##### Data lines #####

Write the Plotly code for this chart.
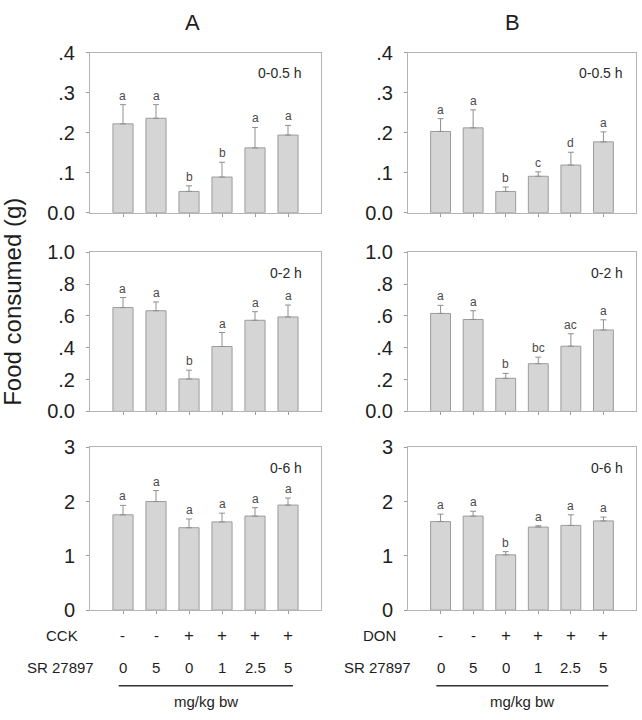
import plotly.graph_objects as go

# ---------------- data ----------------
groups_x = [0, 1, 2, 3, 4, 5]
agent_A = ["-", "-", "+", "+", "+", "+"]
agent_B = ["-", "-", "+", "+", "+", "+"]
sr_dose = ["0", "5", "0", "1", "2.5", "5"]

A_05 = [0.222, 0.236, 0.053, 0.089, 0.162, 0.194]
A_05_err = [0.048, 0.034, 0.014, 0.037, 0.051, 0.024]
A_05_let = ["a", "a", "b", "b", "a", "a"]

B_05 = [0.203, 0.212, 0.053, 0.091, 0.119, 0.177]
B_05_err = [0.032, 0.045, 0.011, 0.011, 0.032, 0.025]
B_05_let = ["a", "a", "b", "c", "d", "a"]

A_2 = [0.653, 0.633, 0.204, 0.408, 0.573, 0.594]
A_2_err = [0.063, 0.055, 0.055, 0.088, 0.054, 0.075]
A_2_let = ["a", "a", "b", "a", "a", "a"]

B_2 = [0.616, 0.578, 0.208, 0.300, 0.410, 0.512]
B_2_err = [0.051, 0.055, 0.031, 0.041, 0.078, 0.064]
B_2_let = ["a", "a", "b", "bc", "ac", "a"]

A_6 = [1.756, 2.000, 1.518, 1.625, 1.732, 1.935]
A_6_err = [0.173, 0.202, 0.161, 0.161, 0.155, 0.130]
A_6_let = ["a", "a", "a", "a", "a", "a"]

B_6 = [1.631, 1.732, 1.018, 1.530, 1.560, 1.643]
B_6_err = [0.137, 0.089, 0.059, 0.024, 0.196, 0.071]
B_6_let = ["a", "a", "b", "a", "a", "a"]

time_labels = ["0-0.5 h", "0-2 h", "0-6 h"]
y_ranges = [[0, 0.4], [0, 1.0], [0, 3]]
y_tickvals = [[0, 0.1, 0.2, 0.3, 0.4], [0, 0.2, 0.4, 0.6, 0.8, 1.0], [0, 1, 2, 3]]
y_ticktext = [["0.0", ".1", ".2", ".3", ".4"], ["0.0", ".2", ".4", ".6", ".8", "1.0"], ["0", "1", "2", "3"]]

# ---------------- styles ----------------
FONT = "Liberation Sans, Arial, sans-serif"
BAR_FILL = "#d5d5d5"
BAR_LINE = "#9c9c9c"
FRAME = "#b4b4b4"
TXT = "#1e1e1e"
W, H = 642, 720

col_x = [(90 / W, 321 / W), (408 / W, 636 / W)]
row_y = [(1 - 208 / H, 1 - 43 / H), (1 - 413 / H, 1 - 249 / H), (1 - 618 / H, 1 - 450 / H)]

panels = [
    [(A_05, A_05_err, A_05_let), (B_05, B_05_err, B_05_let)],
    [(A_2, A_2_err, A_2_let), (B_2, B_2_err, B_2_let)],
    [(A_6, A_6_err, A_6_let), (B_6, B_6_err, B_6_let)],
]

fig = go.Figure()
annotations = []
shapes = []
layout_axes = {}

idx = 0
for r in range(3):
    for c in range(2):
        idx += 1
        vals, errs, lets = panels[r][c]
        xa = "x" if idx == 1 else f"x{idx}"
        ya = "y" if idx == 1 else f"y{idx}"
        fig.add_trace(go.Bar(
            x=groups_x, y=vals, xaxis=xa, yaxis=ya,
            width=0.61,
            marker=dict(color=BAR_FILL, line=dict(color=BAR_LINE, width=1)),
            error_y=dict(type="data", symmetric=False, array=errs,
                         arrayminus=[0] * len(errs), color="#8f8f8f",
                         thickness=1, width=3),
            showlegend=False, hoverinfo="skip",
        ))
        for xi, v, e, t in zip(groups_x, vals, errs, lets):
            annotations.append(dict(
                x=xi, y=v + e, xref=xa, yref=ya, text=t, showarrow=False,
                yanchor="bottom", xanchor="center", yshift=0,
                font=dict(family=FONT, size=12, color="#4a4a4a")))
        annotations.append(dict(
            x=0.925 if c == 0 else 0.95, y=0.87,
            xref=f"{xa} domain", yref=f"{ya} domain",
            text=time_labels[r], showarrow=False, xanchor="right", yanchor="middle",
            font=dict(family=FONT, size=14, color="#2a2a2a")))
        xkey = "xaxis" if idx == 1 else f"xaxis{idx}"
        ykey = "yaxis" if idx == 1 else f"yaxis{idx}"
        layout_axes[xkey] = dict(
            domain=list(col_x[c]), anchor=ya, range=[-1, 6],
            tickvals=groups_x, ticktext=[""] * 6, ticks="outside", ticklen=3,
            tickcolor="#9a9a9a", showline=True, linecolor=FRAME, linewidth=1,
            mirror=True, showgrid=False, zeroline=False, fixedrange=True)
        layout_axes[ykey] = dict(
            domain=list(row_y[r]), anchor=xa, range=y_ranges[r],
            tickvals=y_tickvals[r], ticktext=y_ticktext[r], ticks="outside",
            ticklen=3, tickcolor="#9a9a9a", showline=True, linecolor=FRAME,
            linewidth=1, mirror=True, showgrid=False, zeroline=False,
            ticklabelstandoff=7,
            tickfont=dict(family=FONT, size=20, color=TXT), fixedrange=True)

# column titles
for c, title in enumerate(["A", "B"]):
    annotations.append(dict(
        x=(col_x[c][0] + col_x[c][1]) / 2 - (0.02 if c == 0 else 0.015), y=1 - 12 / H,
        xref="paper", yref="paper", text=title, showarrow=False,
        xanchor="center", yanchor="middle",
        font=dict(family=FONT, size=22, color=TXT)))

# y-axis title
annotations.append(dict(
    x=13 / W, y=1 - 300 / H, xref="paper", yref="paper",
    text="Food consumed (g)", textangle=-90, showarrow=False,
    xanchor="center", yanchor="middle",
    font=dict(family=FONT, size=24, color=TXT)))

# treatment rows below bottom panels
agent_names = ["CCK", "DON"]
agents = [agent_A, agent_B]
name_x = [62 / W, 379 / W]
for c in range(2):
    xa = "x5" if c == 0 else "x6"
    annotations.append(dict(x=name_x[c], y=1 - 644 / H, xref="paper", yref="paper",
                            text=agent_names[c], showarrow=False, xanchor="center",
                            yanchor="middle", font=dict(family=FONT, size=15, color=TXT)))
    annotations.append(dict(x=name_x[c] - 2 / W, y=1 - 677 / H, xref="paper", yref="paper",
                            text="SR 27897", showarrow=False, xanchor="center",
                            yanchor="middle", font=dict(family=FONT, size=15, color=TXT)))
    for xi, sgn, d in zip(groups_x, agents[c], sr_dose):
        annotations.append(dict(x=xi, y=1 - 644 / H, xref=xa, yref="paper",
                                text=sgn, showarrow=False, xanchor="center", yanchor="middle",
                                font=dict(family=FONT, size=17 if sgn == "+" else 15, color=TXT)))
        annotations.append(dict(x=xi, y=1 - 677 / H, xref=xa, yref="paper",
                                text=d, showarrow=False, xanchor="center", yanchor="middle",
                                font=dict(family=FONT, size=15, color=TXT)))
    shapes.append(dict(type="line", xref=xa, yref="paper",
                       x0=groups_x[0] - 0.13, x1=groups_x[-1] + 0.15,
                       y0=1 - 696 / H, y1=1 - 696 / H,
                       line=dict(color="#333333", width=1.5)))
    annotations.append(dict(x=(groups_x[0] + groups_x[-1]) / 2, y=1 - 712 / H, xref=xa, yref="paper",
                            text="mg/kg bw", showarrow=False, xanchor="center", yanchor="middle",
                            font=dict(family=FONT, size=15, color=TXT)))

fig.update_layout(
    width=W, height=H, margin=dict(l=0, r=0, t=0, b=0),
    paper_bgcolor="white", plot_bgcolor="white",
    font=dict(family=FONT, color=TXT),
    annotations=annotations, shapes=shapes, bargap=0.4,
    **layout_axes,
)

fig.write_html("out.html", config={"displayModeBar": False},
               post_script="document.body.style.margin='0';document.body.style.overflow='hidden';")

#####

What the exercise asks: Reproduce every line of the material precisely, omitting its pictures.

Full output:
Write the Plotly code for this chart.
import plotly.graph_objects as go

# ---------------- data ----------------
groups_x = [0, 1, 2, 3, 4, 5]
agent_A = ["-", "-", "+", "+", "+", "+"]
agent_B = ["-", "-", "+", "+", "+", "+"]
sr_dose = ["0", "5", "0", "1", "2.5", "5"]

A_05 = [0.222, 0.236, 0.053, 0.089, 0.162, 0.194]
A_05_err = [0.048, 0.034, 0.014, 0.037, 0.051, 0.024]
A_05_let = ["a", "a", "b", "b", "a", "a"]

B_05 = [0.203, 0.212, 0.053, 0.091, 0.119, 0.177]
B_05_err = [0.032, 0.045, 0.011, 0.011, 0.032, 0.025]
B_05_let = ["a", "a", "b", "c", "d", "a"]

A_2 = [0.653, 0.633, 0.204, 0.408, 0.573, 0.594]
A_2_err = [0.063, 0.055, 0.055, 0.088, 0.054, 0.075]
A_2_let = ["a", "a", "b", "a", "a", "a"]

B_2 = [0.616, 0.578, 0.208, 0.300, 0.410, 0.512]
B_2_err = [0.051, 0.055, 0.031, 0.041, 0.078, 0.064]
B_2_let = ["a", "a", "b", "bc", "ac", "a"]

A_6 = [1.756, 2.000, 1.518, 1.625, 1.732, 1.935]
A_6_err = [0.173, 0.202, 0.161, 0.161, 0.155, 0.130]
A_6_let = ["a", "a", "a", "a", "a", "a"]

B_6 = [1.631, 1.732, 1.018, 1.530, 1.560, 1.643]
B_6_err = [0.137, 0.089, 0.059, 0.024, 0.196, 0.071]
B_6_let = ["a", "a", "b", "a", "a", "a"]

time_labels = ["0-0.5 h", "0-2 h", "0-6 h"]
y_ranges = [[0, 0.4], [0, 1.0], [0, 3]]
y_tickvals = [[0, 0.1, 0.2, 0.3, 0.4], [0, 0.2, 0.4, 0.6, 0.8, 1.0], [0, 1, 2, 3]]
y_ticktext = [["0.0", ".1", ".2", ".3", ".4"], ["0.0", ".2", ".4", ".6", ".8", "1.0"], ["0", "1", "2", "3"]]

# ---------------- styles ----------------
FONT = "Liberation Sans, Arial, sans-serif"
BAR_FILL = "#d5d5d5"
BAR_LINE = "#9c9c9c"
FRAME = "#b4b4b4"
TXT = "#1e1e1e"
W, H = 642, 720

col_x = [(90 / W, 321 / W), (408 / W, 636 / W)]
row_y = [(1 - 208 / H, 1 - 43 / H), (1 - 413 / H, 1 - 249 / H), (1 - 618 / H, 1 - 450 / H)]

panels = [
    [(A_05, A_05_err, A_05_let), (B_05, B_05_err, B_05_let)],
    [(A_2, A_2_err, A_2_let), (B_2, B_2_err, B_2_let)],
    [(A_6, A_6_err, A_6_let), (B_6, B_6_err, B_6_let)],
]

fig = go.Figure()
annotations = []
shapes = []
layout_axes = {}

idx = 0
for r in range(3):
    for c in range(2):
        idx += 1
        vals, errs, lets = panels[r][c]
        xa = "x" if idx == 1 else f"x{idx}"
        ya = "y" if idx == 1 else f"y{idx}"
        fig.add_trace(go.Bar(
            x=groups_x, y=vals, xaxis=xa, yaxis=ya,
            width=0.61,
            marker=dict(color=BAR_FILL, line=dict(color=BAR_LINE, width=1)),
            error_y=dict(type="data", symmetric=False, array=errs,
                         arrayminus=[0] * len(errs), color="#8f8f8f",
                         thickness=1, width=3),
            showlegend=False, hoverinfo="skip",
        ))
        for xi, v, e, t in zip(groups_x, vals, errs, lets):
            annotations.append(dict(
                x=xi, y=v + e, xref=xa, yref=ya, text=t, showarrow=False,
                yanchor="bottom", xanchor="center", yshift=0,
                font=dict(family=FONT, size=12, color="#4a4a4a")))
        annotations.append(dict(
            x=0.925 if c == 0 else 0.95, y=0.87,
            xref=f"{xa} domain", yref=f"{ya} domain",
            text=time_labels[r], showarrow=False, xanchor="right", yanchor="middle",
            font=dict(family=FONT, size=14, color="#2a2a2a")))
        xkey = "xaxis" if idx == 1 else f"xaxis{idx}"
        ykey = "yaxis" if idx == 1 else f"yaxis{idx}"
        layout_axes[xkey] = dict(
            domain=list(col_x[c]), anchor=ya, range=[-1, 6],
            tickvals=groups_x, ticktext=[""] * 6, ticks="outside", ticklen=3,
            tickcolor="#9a9a9a", showline=True, linecolor=FRAME, linewidth=1,
            mirror=True, showgrid=False, zeroline=False, fixedrange=True)
        layout_axes[ykey] = dict(
            domain=list(row_y[r]), anchor=xa, range=y_ranges[r],
            tickvals=y_tickvals[r], ticktext=y_ticktext[r], ticks="outside",
            ticklen=3, tickcolor="#9a9a9a", showline=True, linecolor=FRAME,
            linewidth=1, mirror=True, showgrid=False, zeroline=False,
            ticklabelstandoff=7,
            tickfont=dict(family=FONT, size=20, color=TXT), fixedrange=True)

# column titles
for c, title in enumerate(["A", "B"]):
    annotations.append(dict(
        x=(col_x[c][0] + col_x[c][1]) / 2 - (0.02 if c == 0 else 0.015), y=1 - 12 / H,
        xref="paper", yref="paper", text=title, showarrow=False,
        xanchor="center", yanchor="middle",
        font=dict(family=FONT, size=22, color=TXT)))

# y-axis title
annotations.append(dict(
    x=13 / W, y=1 - 300 / H, xref="paper", yref="paper",
    text="Food consumed (g)", textangle=-90, showarrow=False,
    xanchor="center", yanchor="middle",
    font=dict(family=FONT, size=24, color=TXT)))

# treatment rows below bottom panels
agent_names = ["CCK", "DON"]
agents = [agent_A, agent_B]
name_x = [62 / W, 379 / W]
for c in range(2):
    xa = "x5" if c == 0 else "x6"
    annotations.append(dict(x=name_x[c], y=1 - 644 / H, xref="paper", yref="paper",
                            text=agent_names[c], showarrow=False, xanchor="center",
                            yanchor="middle", font=dict(family=FONT, size=15, color=TXT)))
    annotations.append(dict(x=name_x[c] - 2 / W, y=1 - 677 / H, xref="paper", yref="paper",
                            text="SR 27897", showarrow=False, xanchor="center",
                            yanchor="middle", font=dict(family=FONT, size=15, color=TXT)))
    for xi, sgn, d in zip(groups_x, agents[c], sr_dose):
        annotations.append(dict(x=xi, y=1 - 644 / H, xref=xa, yref="paper",
                                text=sgn, showarrow=False, xanchor="center", yanchor="middle",
                                font=dict(family=FONT, size=17 if sgn == "+" else 15, color=TXT)))
        annotations.append(dict(x=xi, y=1 - 677 / H, xref=xa, yref="paper",
                                text=d, showarrow=False, xanchor="center", yanchor="middle",
                                font=dict(family=FONT, size=15, color=TXT)))
    shapes.append(dict(type="line", xref=xa, yref="paper",
                       x0=groups_x[0] - 0.13, x1=groups_x[-1] + 0.15,
                       y0=1 - 696 / H, y1=1 - 696 / H,
                       line=dict(color="#333333", width=1.5)))
    annotations.append(dict(x=(groups_x[0] + groups_x[-1]) / 2, y=1 - 712 / H, xref=xa, yref="paper",
                            text="mg/kg bw", showarrow=False, xanchor="center", yanchor="middle",
                            font=dict(family=FONT, size=15, color=TXT)))

fig.update_layout(
    width=W, height=H, margin=dict(l=0, r=0, t=0, b=0),
    paper_bgcolor="white", plot_bgcolor="white",
    font=dict(family=FONT, color=TXT),
    annotations=annotations, shapes=shapes, bargap=0.4,
    **layout_axes,
)

fig.write_html("out.html", config={"displayModeBar": False},
               post_script="document.body.style.margin='0';document.body.style.overflow='hidden';")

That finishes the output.